New Jersey businesses often have to rely on local, state and federal governments in order to legally operate their business. In many cases there are permits, regulations and licenses that are required for businesses to legally operate in the state. These licensures and regulations are so important that when the government refuses to grant them to businesses, it can lead to commercial litigation.
In a recent New Jersey case, a gas station has sued a local township for changing an ordinance to make it easier for a competitor to move into the area. According to reports, the town of Hamilton previously had a land development ordinance which said that new gas stations could only open up if they were 1,500 feet away from any existing station. This ordinance was repealed in April, making it legal for a new gas station to open near an existing station.
An owner of a local BP station has now sued the town saying that repealing the law was unfair. According to the lawsuit, the town only repealed the law after developers of Wawa gas stations showed interest in developing two “super stations” in the town. The man claims that the change in the ordinance was only done to appease the developers.
While the developers say that they did initiate the change in the ordinance, it was necessary since the ordinance was not legally sound. They argue that case law supports the repeal.

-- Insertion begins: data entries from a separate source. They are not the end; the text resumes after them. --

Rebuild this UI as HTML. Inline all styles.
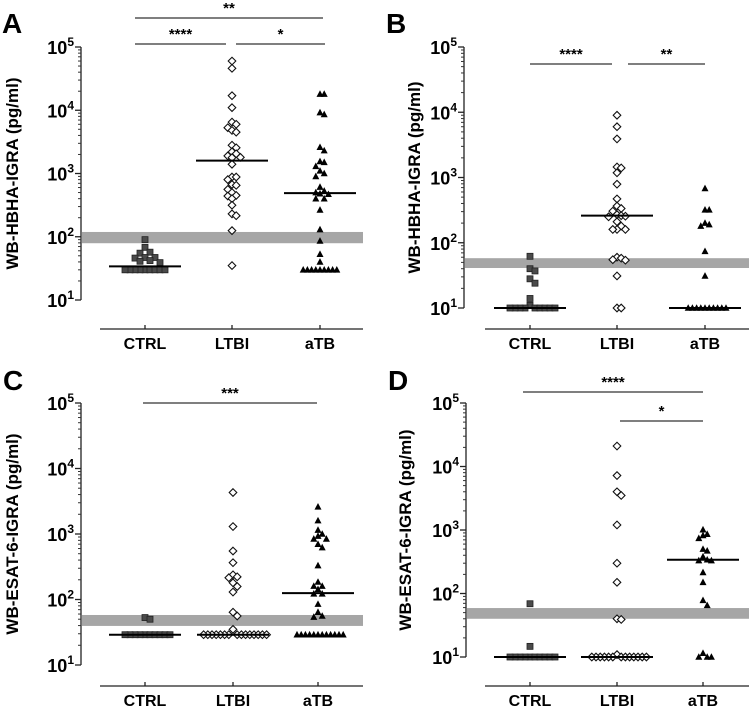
<!DOCTYPE html>
<html><head><meta charset="utf-8">
<style>
html,body{margin:0;padding:0;background:#fff;}
svg{display:block;font-family:"Liberation Sans",Arial,sans-serif;}
</style></head>
<body>
<svg id="fig" width="750" height="709" viewBox="0 0 750 709"></svg>
<script>
// ---------- data ----------
const categories = ["CTRL","LTBI","aTB"];
// Panel A: WB-HBHA-IGRA
const A_ctrl = [90,68,57,55,47,46,47,42,39,41,30,30,30,30,30,30,30,30,30];
const A_ltbi = [60000,46000,17000,11000,6500,6000,5300,4800,4500,2800,2550,2200,2050,1900,1800,1780,1400,880,880,800,670,650,560,500,450,440,400,315,230,215,125,35];
const A_atb  = [18000,18000,9200,8600,2600,2300,1550,1500,1300,1100,1000,900,610,530,500,480,470,400,400,265,130,86,53,40,30,30,30,30,30,30,30,30,30];
const A_medians = [34,1600,490];
const A_band = [79,119];
// Panel B: WB-HBHA-IGRA
const B_ctrl = [62,40,37,28,24,14,11,10,10,10,10,10,10,10,10,10];
const B_ltbi = [9000,6000,3900,1450,1400,1180,790,470,365,335,305,270,260,255,250,210,180,160,160,160,60,58,55,54,31,10,10];
const B_atb  = [680,320,320,200,190,180,74,31,10,10,10,10,10,10,10,10,10,10];
const B_medians = [10,260,10];
const B_band = [41,58];
// Panel C: WB-ESAT-6-IGRA
const C_ctrl = [53,50,29,29,29,29,29,29,29,29,29,29];
const C_ltbi = [4300,1300,550,365,238,222,215,180,158,130,64,56,35,29,29,29,29,29,29,29,29,29,29,29,29,29,29,29];
const C_atb  = [2600,1600,1150,1000,930,840,840,700,620,330,185,160,160,143,122,122,85,64,56,54,29,29,29,29,29,29,29,29,29,29,29,29];
const C_medians = [29,29,125];
const C_band = [39.5,58];
// Panel D: WB-ESAT-6-IGRA
const D_ctrl = [69,14.7,10,10,10,10,10,10,10,10,10,10];
const D_ltbi = [21000,7200,4000,3500,1200,300,150,40,39,10.9,10,10,10,10,10,10,10,10,10,10,10,10,10];
const D_atb  = [1010,860,820,740,500,470,380,340,330,330,215,150,78,65,11.5,10,10,10];
const D_medians = [10,10,340];
const D_band = [40,59];
const yTickExps = [1,2,3,4,5];

// ---------- layout ----------
const panels = [
 {id:"a", letter:"A", lx:2, ly:33, ax:81, tOff:63, yTop:47, yBot:300, xAxY:329, x1:100, x2:363, cats:[145,232,320],
  title:"WB-HBHA-IGRA (pg/ml)", data:[A_ctrl,A_ltbi,A_atb], med:A_medians, band:A_band,
  sig:[{t:"**",a:135,b:323,y:18},{t:"****",a:135,b:226,y:44},{t:"*",a:236,b:325,y:44}]},
 {id:"b", letter:"B", lx:386, ly:33, ax:464, tOff:44, yTop:47, yBot:308, xAxY:329, x1:485, x2:749, cats:[530,617,705],
  title:"WB-HBHA-IGRA (pg/ml)", data:[B_ctrl,B_ltbi,B_atb], med:B_medians, band:B_band,
  sig:[{t:"****",a:530,b:612,y:64},{t:"**",a:628,b:705,y:64}]},
 {id:"c", letter:"C", lx:3, ly:390, ax:81, tOff:63, yTop:403, yBot:665, xAxY:686, x1:100, x2:363, cats:[145,233,318],
  title:"WB-ESAT-6-IGRA (pg/ml)", data:[C_ctrl,C_ltbi,C_atb], med:C_medians, band:C_band,
  sig:[{t:"***",a:143,b:317,y:403}]},
 {id:"d", letter:"D", lx:388, ly:390, ax:466, tOff:55, yTop:403, yBot:657, xAxY:686, x1:485, x2:749, cats:[530,617,703],
  title:"WB-ESAT-6-IGRA (pg/ml)", data:[D_ctrl,D_ltbi,D_atb], med:D_medians, band:D_band,
  sig:[{t:"****",a:523,b:703,y:392},{t:"*",a:620,b:703,y:421}]}
];

const NS="http://www.w3.org/2000/svg";
const svg=document.getElementById("fig");
function mk(tag,attrs,parent){const e=document.createElementNS(NS,tag);for(const k in attrs)e.setAttribute(k,attrs[k]);(parent||svg).appendChild(e);return e;}

panels.forEach(p=>{
  const g=mk("g",{});
  
  
  const yScale=v=>p.yBot-(Math.log10(v)-1)*(p.yBot-p.yTop)/4;

  const L=mk("text",{x:p.lx,y:p.ly,"font-size":"28","font-weight":"bold"},g);
  L.textContent=p.letter;
  
  

  const bnd=mk("rect",{x:p.ax+1,y:yScale(p.band[1]),width:p.x2-p.ax-1,height:yScale(p.band[0])-yScale(p.band[1]),fill:"#a6a6a6"},g);
  
  

  const ya=mk("line",{x1:p.ax,x2:p.ax,y1:p.yTop,y2:p.yBot,stroke:"#222","stroke-width":1.3},g);
  
  
  yTickExps.forEach(e=>{
    const y=yScale(Math.pow(10,e));
    mk("line",{x1:p.ax-6,x2:p.ax,y1:y,y2:y,stroke:"#222","stroke-width":1.3},g);
    const t=mk("text",{x:p.ax-7,y:y+7,"font-size":"18","font-weight":"bold","text-anchor":"end"},g);
    t.textContent="10";
    const s=mk("tspan",{dy:"-8","font-size":"12"},t);
    s.textContent=String(e);
    
    
    if(e<5){for(let m=2;m<=9;m++){const ym=yScale(m*Math.pow(10,e));mk("line",{x1:p.ax-3,x2:p.ax,y1:ym,y2:ym,stroke:"#333","stroke-width":1},g);}}
  });
  const yt=mk("text",{transform:`translate(${p.ax-p.tOff},${(p.yTop+p.yBot)/2}) rotate(-90)`,"font-size":"17","font-weight":"bold","text-anchor":"middle"},g);
  yt.textContent=p.title;
  
  

  const xa=mk("line",{x1:p.x1,x2:p.x2,y1:p.xAxY,y2:p.xAxY,stroke:"#222","stroke-width":1.3},g);
  
  
  p.cats.forEach((cx,i)=>{
    mk("line",{x1:cx,x2:cx,y1:p.xAxY-4,y2:p.xAxY,stroke:"#222","stroke-width":1.3},g);
    const t=mk("text",{x:cx,y:p.xAxY+20,"font-size":"16","font-weight":"bold","text-anchor":"middle"},g);
    t.textContent=categories[i];
    
    
  });

  p.data.forEach((vals,ci)=>{
    const cx=p.cats[ci];
    const step=ci===0?5:4.2;
    const placed=[];
    const sorted=vals.slice().sort((a,b)=>b-a);
    sorted.forEach(v=>{
      const y=yScale(v);
      let dx=0;
      for(let k=0;k<60;k++){
        const cand=k===0?0:(k%2? Math.ceil(k/2):-Math.ceil(k/2))*step;
        if(!placed.some(q=>Math.abs(q.dx-cand)<step-0.1&&Math.abs(q.y-y)<step+1.5)){dx=cand;break;}
      }
      placed.push({dx,y});
      const x=cx+dx;
      let m;
      if(ci===0){m=mk("rect",{x:x-3,y:y-3,width:6,height:6,fill:"#4a4a4a",stroke:"#222","stroke-width":0.8},g);}
      else if(ci===1){m=mk("polygon",{points:`${x},${y-3.8} ${x+3.8},${y} ${x},${y+3.8} ${x-3.8},${y}`,fill:"#fff",stroke:"#111","stroke-width":1.1},g);}
      else {m=mk("polygon",{points:`${x},${y-3.8} ${x+3.5},${y+2.8} ${x-3.5},${y+2.8}`,fill:"#000"},g);}
      
      
    });
    const my=yScale(p.med[ci]);
    const ml=mk("line",{x1:cx-36,x2:cx+36,y1:my,y2:my,stroke:"#000","stroke-width":2},g);
    
    
  });

  p.sig.forEach(s=>{
    const l=mk("line",{x1:s.a,x2:s.b,y1:s.y,y2:s.y,stroke:"#333","stroke-width":1.2},g);
    
    
    const t=mk("text",{x:(s.a+s.b)/2,y:s.y-5,"font-size":"15","font-weight":"bold","text-anchor":"middle"},g);
    t.textContent=s.t;
    
    
  });
});
</script>
</body></html>
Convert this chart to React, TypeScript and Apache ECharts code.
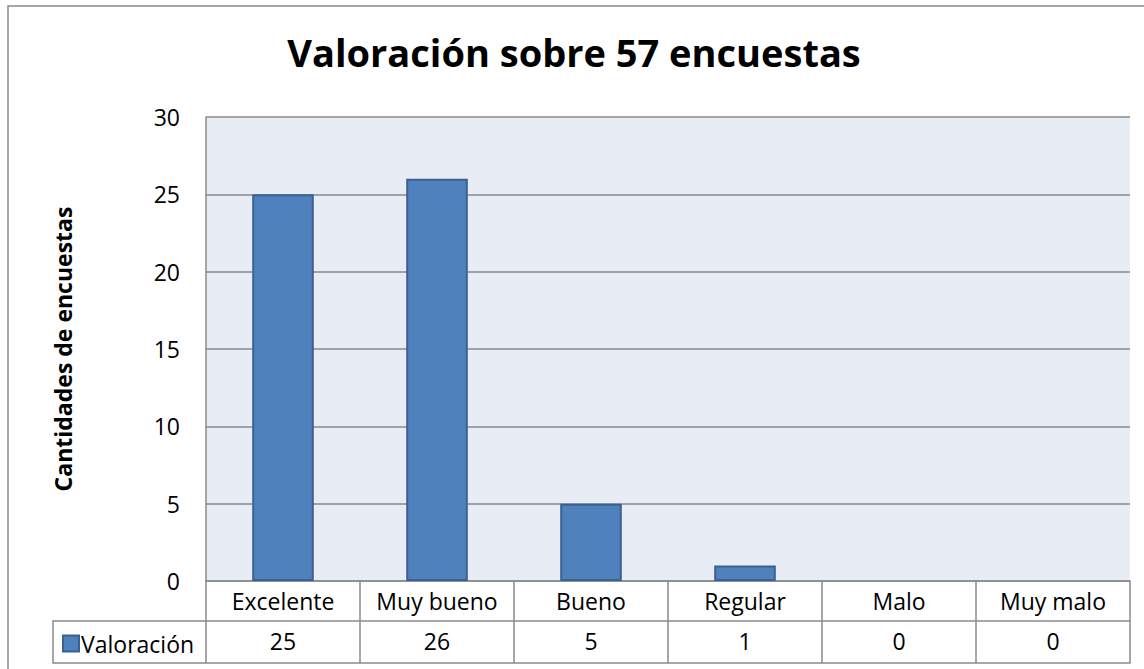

This case illustrates how important governmental issues can be for a business. If the new gas stations are allowed because of the change in the law, the BP owner could lose significant revenue. New Jersey business owners should always be aware of all local, state and federal laws that regulate their business. They should also know what they need to do to obtain and keep any licenses they need. By avoiding business litigation with governmental agencies, businesses can save time and money.